WHAT YOU NEED TO DO.
Retype each line exactly. Skip images.

SUPPLIED MATERIAL.
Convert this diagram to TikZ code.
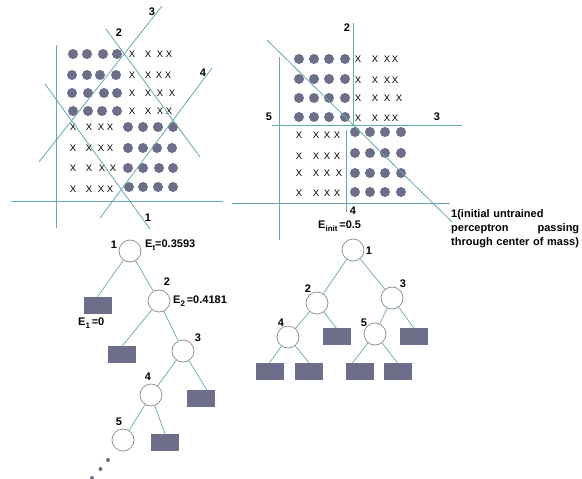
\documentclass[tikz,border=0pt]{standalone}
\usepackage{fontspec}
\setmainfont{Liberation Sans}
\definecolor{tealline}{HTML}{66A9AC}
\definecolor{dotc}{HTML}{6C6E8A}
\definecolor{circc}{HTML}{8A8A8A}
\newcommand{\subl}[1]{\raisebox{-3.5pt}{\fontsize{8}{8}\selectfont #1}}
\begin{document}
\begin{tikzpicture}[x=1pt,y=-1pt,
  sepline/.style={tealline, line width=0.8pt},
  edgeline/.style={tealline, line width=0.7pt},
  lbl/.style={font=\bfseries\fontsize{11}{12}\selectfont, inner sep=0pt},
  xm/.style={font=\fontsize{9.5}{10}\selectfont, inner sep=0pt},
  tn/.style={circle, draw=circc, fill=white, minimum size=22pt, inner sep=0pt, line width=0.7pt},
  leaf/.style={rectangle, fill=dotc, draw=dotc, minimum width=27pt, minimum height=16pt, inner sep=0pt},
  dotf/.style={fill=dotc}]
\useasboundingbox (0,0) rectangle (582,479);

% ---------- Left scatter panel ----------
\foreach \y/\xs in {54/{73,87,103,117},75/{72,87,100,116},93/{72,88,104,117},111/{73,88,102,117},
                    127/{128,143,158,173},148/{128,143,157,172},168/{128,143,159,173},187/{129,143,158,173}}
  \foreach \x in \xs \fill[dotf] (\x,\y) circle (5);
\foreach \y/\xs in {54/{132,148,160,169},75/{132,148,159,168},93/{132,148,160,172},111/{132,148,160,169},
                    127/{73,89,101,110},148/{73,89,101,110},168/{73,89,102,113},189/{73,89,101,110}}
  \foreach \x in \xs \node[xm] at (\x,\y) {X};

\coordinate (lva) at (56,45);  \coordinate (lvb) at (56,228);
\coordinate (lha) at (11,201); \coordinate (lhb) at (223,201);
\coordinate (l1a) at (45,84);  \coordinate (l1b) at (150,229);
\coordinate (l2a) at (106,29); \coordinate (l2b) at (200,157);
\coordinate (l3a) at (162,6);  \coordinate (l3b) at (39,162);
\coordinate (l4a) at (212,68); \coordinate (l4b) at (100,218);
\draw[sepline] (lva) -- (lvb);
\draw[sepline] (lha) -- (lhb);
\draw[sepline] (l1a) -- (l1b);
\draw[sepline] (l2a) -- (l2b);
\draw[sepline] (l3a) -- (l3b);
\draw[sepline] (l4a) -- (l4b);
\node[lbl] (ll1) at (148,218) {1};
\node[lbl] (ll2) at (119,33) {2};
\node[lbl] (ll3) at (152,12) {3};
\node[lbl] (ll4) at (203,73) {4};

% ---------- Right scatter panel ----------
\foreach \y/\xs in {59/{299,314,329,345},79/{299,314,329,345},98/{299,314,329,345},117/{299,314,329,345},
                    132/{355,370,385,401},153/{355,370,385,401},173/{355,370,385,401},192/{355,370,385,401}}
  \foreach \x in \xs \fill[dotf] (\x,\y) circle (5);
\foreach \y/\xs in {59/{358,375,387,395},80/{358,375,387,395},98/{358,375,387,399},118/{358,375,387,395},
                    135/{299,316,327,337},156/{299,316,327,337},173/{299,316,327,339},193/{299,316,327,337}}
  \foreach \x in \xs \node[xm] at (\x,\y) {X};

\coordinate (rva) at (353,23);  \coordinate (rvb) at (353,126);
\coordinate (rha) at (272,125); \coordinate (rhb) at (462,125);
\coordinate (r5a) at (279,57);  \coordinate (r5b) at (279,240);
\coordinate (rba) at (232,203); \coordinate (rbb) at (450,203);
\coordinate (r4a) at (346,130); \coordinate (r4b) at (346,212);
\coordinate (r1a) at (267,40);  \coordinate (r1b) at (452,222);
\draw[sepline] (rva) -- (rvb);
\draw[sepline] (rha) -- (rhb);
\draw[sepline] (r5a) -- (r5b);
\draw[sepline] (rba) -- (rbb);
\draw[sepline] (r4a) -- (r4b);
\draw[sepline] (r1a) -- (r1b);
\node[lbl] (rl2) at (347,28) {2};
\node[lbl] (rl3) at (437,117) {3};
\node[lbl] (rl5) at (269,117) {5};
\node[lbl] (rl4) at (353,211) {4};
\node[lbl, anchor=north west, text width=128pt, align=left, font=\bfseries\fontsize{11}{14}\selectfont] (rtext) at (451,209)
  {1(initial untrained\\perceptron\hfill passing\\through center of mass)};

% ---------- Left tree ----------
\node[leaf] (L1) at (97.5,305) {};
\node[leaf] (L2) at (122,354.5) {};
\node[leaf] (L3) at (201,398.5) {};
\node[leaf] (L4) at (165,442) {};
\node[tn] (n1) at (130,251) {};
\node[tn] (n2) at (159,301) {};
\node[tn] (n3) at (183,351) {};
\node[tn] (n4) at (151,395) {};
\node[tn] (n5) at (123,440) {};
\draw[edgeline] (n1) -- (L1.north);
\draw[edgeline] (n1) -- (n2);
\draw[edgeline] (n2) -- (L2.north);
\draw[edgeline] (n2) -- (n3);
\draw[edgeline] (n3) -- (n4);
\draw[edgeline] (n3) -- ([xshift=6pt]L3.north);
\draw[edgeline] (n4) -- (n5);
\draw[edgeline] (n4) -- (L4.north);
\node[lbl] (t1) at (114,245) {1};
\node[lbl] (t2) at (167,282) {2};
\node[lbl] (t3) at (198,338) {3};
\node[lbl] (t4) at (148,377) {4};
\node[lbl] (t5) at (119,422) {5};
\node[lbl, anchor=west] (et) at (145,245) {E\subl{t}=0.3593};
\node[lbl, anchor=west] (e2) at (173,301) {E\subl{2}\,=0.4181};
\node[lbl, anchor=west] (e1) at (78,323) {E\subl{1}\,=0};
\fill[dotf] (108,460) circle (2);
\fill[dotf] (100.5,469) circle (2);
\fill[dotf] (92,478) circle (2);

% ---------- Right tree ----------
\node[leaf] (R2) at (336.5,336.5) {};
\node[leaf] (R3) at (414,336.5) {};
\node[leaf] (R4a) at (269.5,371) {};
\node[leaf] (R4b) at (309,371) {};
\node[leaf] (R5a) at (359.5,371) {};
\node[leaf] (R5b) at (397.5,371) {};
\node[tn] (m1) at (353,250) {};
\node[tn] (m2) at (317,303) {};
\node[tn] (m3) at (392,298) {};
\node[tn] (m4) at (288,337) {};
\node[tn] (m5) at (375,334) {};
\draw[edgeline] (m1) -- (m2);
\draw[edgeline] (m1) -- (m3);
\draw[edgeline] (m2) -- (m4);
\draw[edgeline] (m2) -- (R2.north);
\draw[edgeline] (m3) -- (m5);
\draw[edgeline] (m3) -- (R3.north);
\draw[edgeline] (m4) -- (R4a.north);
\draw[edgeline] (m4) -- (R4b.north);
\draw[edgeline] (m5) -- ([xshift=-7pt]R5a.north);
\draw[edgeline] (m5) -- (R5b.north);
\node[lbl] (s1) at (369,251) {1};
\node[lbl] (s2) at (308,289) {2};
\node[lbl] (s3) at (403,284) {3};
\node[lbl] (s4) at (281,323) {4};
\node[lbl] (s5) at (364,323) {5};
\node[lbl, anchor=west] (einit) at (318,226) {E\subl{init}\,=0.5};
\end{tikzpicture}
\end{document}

RESPONSE.
Convert this diagram to TikZ code.
\documentclass[tikz,border=0pt]{standalone}
\usepackage{fontspec}
\setmainfont{Liberation Sans}
\definecolor{tealline}{HTML}{66A9AC}
\definecolor{dotc}{HTML}{6C6E8A}
\definecolor{circc}{HTML}{8A8A8A}
\newcommand{\subl}[1]{\raisebox{-3.5pt}{\fontsize{8}{8}\selectfont #1}}
\begin{document}
\begin{tikzpicture}[x=1pt,y=-1pt,
  sepline/.style={tealline, line width=0.8pt},
  edgeline/.style={tealline, line width=0.7pt},
  lbl/.style={font=\bfseries\fontsize{11}{12}\selectfont, inner sep=0pt},
  xm/.style={font=\fontsize{9.5}{10}\selectfont, inner sep=0pt},
  tn/.style={circle, draw=circc, fill=white, minimum size=22pt, inner sep=0pt, line width=0.7pt},
  leaf/.style={rectangle, fill=dotc, draw=dotc, minimum width=27pt, minimum height=16pt, inner sep=0pt},
  dotf/.style={fill=dotc}]
\useasboundingbox (0,0) rectangle (582,479);

% ---------- Left scatter panel ----------
\foreach \y/\xs in {54/{73,87,103,117},75/{72,87,100,116},93/{72,88,104,117},111/{73,88,102,117},
                    127/{128,143,158,173},148/{128,143,157,172},168/{128,143,159,173},187/{129,143,158,173}}
  \foreach \x in \xs \fill[dotf] (\x,\y) circle (5);
\foreach \y/\xs in {54/{132,148,160,169},75/{132,148,159,168},93/{132,148,160,172},111/{132,148,160,169},
                    127/{73,89,101,110},148/{73,89,101,110},168/{73,89,102,113},189/{73,89,101,110}}
  \foreach \x in \xs \node[xm] at (\x,\y) {X};

\coordinate (lva) at (56,45);  \coordinate (lvb) at (56,228);
\coordinate (lha) at (11,201); \coordinate (lhb) at (223,201);
\coordinate (l1a) at (45,84);  \coordinate (l1b) at (150,229);
\coordinate (l2a) at (106,29); \coordinate (l2b) at (200,157);
\coordinate (l3a) at (162,6);  \coordinate (l3b) at (39,162);
\coordinate (l4a) at (212,68); \coordinate (l4b) at (100,218);
\draw[sepline] (lva) -- (lvb);
\draw[sepline] (lha) -- (lhb);
\draw[sepline] (l1a) -- (l1b);
\draw[sepline] (l2a) -- (l2b);
\draw[sepline] (l3a) -- (l3b);
\draw[sepline] (l4a) -- (l4b);
\node[lbl] (ll1) at (148,218) {1};
\node[lbl] (ll2) at (119,33) {2};
\node[lbl] (ll3) at (152,12) {3};
\node[lbl] (ll4) at (203,73) {4};

% ---------- Right scatter panel ----------
\foreach \y/\xs in {59/{299,314,329,345},79/{299,314,329,345},98/{299,314,329,345},117/{299,314,329,345},
                    132/{355,370,385,401},153/{355,370,385,401},173/{355,370,385,401},192/{355,370,385,401}}
  \foreach \x in \xs \fill[dotf] (\x,\y) circle (5);
\foreach \y/\xs in {59/{358,375,387,395},80/{358,375,387,395},98/{358,375,387,399},118/{358,375,387,395},
                    135/{299,316,327,337},156/{299,316,327,337},173/{299,316,327,339},193/{299,316,327,337}}
  \foreach \x in \xs \node[xm] at (\x,\y) {X};

\coordinate (rva) at (353,23);  \coordinate (rvb) at (353,126);
\coordinate (rha) at (272,125); \coordinate (rhb) at (462,125);
\coordinate (r5a) at (279,57);  \coordinate (r5b) at (279,240);
\coordinate (rba) at (232,203); \coordinate (rbb) at (450,203);
\coordinate (r4a) at (346,130); \coordinate (r4b) at (346,212);
\coordinate (r1a) at (267,40);  \coordinate (r1b) at (452,222);
\draw[sepline] (rva) -- (rvb);
\draw[sepline] (rha) -- (rhb);
\draw[sepline] (r5a) -- (r5b);
\draw[sepline] (rba) -- (rbb);
\draw[sepline] (r4a) -- (r4b);
\draw[sepline] (r1a) -- (r1b);
\node[lbl] (rl2) at (347,28) {2};
\node[lbl] (rl3) at (437,117) {3};
\node[lbl] (rl5) at (269,117) {5};
\node[lbl] (rl4) at (353,211) {4};
\node[lbl, anchor=north west, text width=128pt, align=left, font=\bfseries\fontsize{11}{14}\selectfont] (rtext) at (451,209)
  {1(initial untrained\\perceptron\hfill passing\\through center of mass)};

% ---------- Left tree ----------
\node[leaf] (L1) at (97.5,305) {};
\node[leaf] (L2) at (122,354.5) {};
\node[leaf] (L3) at (201,398.5) {};
\node[leaf] (L4) at (165,442) {};
\node[tn] (n1) at (130,251) {};
\node[tn] (n2) at (159,301) {};
\node[tn] (n3) at (183,351) {};
\node[tn] (n4) at (151,395) {};
\node[tn] (n5) at (123,440) {};
\draw[edgeline] (n1) -- (L1.north);
\draw[edgeline] (n1) -- (n2);
\draw[edgeline] (n2) -- (L2.north);
\draw[edgeline] (n2) -- (n3);
\draw[edgeline] (n3) -- (n4);
\draw[edgeline] (n3) -- ([xshift=6pt]L3.north);
\draw[edgeline] (n4) -- (n5);
\draw[edgeline] (n4) -- (L4.north);
\node[lbl] (t1) at (114,245) {1};
\node[lbl] (t2) at (167,282) {2};
\node[lbl] (t3) at (198,338) {3};
\node[lbl] (t4) at (148,377) {4};
\node[lbl] (t5) at (119,422) {5};
\node[lbl, anchor=west] (et) at (145,245) {E\subl{t}=0.3593};
\node[lbl, anchor=west] (e2) at (173,301) {E\subl{2}\,=0.4181};
\node[lbl, anchor=west] (e1) at (78,323) {E\subl{1}\,=0};
\fill[dotf] (108,460) circle (2);
\fill[dotf] (100.5,469) circle (2);
\fill[dotf] (92,478) circle (2);

% ---------- Right tree ----------
\node[leaf] (R2) at (336.5,336.5) {};
\node[leaf] (R3) at (414,336.5) {};
\node[leaf] (R4a) at (269.5,371) {};
\node[leaf] (R4b) at (309,371) {};
\node[leaf] (R5a) at (359.5,371) {};
\node[leaf] (R5b) at (397.5,371) {};
\node[tn] (m1) at (353,250) {};
\node[tn] (m2) at (317,303) {};
\node[tn] (m3) at (392,298) {};
\node[tn] (m4) at (288,337) {};
\node[tn] (m5) at (375,334) {};
\draw[edgeline] (m1) -- (m2);
\draw[edgeline] (m1) -- (m3);
\draw[edgeline] (m2) -- (m4);
\draw[edgeline] (m2) -- (R2.north);
\draw[edgeline] (m3) -- (m5);
\draw[edgeline] (m3) -- (R3.north);
\draw[edgeline] (m4) -- (R4a.north);
\draw[edgeline] (m4) -- (R4b.north);
\draw[edgeline] (m5) -- ([xshift=-7pt]R5a.north);
\draw[edgeline] (m5) -- (R5b.north);
\node[lbl] (s1) at (369,251) {1};
\node[lbl] (s2) at (308,289) {2};
\node[lbl] (s3) at (403,284) {3};
\node[lbl] (s4) at (281,323) {4};
\node[lbl] (s5) at (364,323) {5};
\node[lbl, anchor=west] (einit) at (318,226) {E\subl{init}\,=0.5};
\end{tikzpicture}
\end{document}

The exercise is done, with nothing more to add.